Task description
Leaving out the pictures, retype the lines from the beginning of the listing through the line containing "16, 18, 20];".

-- begin --

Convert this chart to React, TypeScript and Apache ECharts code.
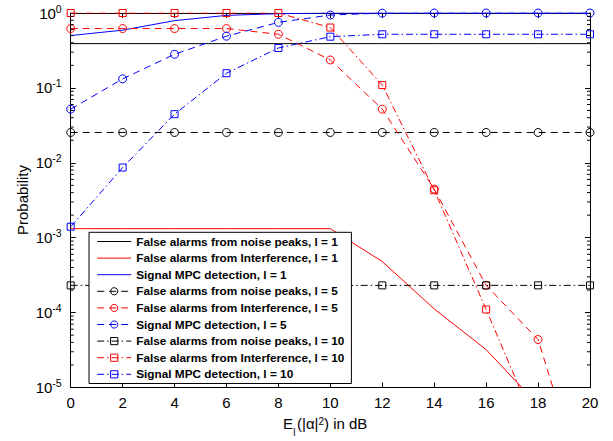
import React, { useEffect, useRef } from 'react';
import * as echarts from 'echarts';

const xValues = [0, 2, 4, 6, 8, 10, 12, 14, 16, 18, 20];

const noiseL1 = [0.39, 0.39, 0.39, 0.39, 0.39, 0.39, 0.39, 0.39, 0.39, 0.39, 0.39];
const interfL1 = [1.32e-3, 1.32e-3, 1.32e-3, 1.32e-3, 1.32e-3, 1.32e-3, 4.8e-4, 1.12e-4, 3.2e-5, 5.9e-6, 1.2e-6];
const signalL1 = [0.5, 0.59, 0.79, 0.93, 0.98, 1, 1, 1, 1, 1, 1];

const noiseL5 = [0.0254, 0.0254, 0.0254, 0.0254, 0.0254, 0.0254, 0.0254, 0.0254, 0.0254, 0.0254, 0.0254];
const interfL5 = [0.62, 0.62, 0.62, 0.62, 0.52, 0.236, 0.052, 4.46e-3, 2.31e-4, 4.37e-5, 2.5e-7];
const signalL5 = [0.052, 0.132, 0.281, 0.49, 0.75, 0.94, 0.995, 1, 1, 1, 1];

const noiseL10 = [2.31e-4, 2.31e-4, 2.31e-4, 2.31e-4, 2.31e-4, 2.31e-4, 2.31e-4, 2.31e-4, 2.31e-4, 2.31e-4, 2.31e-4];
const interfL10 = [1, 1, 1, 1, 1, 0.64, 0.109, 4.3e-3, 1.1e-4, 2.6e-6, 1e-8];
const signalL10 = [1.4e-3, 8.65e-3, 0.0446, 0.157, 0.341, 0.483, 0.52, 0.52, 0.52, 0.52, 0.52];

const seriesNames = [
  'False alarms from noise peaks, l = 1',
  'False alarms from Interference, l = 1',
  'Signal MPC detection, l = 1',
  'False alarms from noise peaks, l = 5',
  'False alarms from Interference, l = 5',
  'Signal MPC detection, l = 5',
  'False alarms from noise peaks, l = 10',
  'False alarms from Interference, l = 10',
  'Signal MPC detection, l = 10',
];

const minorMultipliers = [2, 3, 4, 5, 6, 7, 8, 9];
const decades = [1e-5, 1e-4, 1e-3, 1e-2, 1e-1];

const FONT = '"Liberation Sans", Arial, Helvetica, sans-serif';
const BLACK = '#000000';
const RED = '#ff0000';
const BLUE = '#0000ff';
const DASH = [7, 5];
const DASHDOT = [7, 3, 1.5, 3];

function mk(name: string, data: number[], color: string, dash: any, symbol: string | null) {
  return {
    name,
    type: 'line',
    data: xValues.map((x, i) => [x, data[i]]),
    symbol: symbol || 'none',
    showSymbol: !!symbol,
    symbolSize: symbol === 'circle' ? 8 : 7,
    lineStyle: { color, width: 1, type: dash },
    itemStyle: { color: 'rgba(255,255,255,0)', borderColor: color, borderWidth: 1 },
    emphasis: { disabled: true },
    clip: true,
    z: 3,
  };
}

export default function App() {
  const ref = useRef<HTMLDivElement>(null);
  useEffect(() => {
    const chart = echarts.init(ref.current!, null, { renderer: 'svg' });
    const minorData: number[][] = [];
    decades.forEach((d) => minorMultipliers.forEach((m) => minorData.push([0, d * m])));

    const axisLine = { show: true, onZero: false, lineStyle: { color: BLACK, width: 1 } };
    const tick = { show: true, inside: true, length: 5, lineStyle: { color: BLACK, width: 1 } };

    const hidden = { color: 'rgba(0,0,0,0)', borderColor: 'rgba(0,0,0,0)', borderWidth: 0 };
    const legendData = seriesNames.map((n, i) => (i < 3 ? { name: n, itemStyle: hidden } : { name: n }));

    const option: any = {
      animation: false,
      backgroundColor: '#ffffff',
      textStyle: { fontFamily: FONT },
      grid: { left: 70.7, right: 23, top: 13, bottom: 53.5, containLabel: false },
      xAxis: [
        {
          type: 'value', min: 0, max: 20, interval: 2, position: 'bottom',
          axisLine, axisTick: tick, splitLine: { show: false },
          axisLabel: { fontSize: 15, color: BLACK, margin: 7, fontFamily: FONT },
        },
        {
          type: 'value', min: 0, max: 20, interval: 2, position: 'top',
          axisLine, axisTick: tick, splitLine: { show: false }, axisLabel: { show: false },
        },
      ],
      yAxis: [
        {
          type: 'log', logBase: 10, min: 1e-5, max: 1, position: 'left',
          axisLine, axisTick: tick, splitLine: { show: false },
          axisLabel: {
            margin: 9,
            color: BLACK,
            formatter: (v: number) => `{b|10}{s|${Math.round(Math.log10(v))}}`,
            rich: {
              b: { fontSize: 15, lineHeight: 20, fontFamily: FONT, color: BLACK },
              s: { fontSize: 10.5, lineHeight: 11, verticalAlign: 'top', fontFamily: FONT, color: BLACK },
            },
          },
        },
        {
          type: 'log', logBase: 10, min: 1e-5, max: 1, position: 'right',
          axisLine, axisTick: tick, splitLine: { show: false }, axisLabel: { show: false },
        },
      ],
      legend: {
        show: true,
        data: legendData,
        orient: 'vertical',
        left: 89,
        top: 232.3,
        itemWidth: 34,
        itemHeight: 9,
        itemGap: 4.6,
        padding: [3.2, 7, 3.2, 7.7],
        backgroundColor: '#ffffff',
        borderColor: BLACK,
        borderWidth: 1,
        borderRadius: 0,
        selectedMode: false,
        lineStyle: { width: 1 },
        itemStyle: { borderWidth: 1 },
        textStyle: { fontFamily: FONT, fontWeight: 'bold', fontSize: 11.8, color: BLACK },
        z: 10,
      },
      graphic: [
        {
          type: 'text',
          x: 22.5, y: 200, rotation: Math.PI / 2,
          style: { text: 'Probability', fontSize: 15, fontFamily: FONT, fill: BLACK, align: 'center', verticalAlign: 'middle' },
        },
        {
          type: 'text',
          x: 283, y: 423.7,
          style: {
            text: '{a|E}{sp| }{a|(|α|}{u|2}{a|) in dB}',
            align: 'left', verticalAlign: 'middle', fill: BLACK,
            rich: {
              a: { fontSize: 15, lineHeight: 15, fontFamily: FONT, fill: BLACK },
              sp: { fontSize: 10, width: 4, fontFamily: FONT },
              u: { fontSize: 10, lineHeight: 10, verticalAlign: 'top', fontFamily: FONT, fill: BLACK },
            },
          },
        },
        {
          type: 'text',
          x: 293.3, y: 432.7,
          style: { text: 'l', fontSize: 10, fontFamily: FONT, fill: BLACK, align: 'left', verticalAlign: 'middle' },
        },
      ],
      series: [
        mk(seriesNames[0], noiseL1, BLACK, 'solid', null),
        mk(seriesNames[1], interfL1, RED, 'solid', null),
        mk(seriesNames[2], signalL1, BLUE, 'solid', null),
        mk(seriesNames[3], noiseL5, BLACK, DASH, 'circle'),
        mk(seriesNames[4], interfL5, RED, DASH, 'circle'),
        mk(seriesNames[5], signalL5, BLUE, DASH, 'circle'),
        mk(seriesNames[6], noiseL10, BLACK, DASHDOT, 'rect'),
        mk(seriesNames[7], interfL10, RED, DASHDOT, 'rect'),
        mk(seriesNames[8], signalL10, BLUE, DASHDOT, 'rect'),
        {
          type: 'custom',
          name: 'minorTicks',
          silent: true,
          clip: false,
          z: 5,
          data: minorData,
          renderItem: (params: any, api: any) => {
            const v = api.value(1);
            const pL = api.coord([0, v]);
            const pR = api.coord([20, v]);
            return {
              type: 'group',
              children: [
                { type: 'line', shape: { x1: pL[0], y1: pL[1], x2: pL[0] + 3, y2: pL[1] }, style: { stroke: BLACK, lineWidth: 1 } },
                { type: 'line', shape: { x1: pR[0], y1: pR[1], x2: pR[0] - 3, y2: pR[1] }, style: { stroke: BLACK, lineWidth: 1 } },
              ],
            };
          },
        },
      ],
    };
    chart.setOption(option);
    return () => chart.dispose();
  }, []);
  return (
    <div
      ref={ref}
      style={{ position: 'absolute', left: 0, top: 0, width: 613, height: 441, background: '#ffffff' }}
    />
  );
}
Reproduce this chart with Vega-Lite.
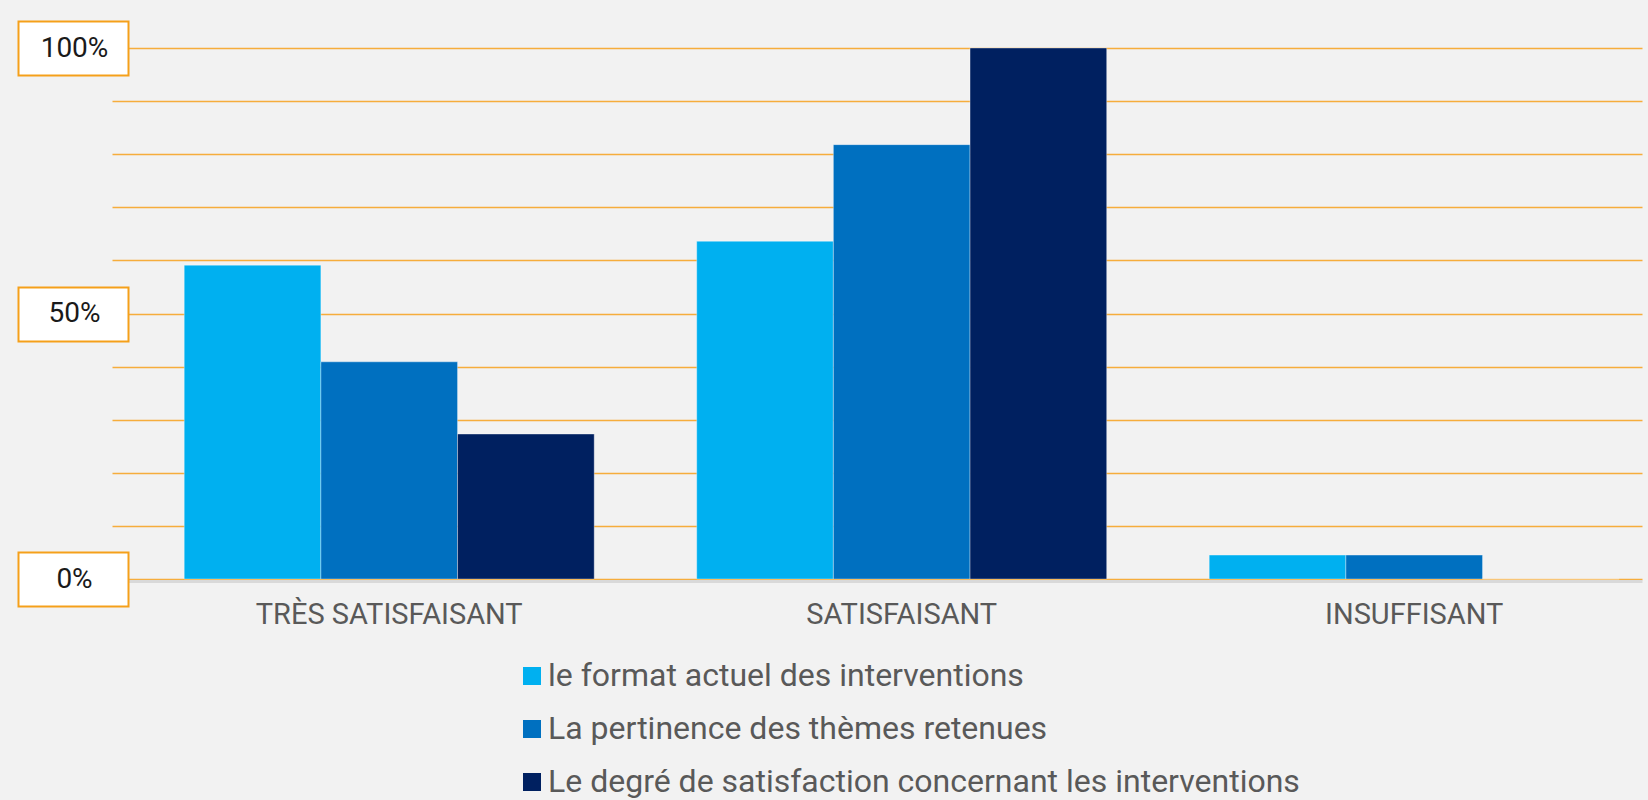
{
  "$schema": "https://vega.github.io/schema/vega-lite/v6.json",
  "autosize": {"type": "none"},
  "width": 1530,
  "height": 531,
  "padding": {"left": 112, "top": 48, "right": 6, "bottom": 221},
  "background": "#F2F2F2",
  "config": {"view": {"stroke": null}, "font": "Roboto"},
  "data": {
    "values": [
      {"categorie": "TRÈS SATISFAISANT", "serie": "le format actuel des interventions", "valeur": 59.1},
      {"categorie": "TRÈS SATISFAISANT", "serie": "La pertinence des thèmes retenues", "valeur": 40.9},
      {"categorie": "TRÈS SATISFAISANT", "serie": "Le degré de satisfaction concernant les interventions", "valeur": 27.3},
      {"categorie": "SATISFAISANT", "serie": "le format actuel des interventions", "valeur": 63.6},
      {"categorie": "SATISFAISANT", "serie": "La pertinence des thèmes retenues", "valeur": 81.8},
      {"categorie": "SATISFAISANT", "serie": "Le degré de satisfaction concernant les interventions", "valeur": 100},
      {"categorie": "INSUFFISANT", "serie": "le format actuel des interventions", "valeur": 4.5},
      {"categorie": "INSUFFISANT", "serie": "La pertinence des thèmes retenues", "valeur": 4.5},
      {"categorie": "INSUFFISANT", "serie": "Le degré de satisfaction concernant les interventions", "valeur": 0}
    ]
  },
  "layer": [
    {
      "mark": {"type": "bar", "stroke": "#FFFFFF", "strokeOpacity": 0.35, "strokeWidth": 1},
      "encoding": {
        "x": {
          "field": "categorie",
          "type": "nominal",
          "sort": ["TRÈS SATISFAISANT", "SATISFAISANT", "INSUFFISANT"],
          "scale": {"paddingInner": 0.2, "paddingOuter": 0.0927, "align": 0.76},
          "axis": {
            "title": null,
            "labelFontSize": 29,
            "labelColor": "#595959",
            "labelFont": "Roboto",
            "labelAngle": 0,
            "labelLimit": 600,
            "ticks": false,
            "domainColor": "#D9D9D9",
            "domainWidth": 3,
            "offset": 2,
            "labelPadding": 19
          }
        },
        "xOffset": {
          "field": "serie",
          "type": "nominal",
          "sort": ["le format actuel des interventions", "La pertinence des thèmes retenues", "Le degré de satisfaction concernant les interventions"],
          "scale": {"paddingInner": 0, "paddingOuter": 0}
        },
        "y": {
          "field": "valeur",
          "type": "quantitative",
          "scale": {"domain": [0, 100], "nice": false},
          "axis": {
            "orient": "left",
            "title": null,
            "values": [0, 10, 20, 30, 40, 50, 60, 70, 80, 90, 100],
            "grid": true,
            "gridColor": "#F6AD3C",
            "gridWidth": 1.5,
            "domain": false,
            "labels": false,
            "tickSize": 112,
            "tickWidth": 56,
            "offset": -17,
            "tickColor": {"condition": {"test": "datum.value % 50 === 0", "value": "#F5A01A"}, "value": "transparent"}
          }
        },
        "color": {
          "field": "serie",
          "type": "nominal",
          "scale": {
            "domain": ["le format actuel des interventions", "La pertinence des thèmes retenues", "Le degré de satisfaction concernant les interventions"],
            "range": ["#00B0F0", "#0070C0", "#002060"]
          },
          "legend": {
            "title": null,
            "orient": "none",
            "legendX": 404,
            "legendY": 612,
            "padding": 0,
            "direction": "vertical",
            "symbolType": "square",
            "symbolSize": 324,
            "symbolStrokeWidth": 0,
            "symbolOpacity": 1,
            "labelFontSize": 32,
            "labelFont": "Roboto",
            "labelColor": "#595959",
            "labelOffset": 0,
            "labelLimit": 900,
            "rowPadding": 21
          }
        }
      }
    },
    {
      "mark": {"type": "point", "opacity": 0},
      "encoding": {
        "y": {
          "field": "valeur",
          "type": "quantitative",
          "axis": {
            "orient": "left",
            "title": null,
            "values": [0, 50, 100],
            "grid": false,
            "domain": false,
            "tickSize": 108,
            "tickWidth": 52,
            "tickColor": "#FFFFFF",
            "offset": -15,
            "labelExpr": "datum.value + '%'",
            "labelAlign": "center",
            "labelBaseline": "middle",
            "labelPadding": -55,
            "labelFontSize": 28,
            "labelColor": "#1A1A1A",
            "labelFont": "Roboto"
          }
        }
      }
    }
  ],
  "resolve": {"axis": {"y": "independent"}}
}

-- end --

Response to the task
Convert this chart to React, TypeScript and Apache ECharts code.
import React, { useEffect, useRef } from 'react';
import * as echarts from 'echarts';

const xValues = [0, 2, 4, 6, 8, 10, 12, 14, 16, 18, 20];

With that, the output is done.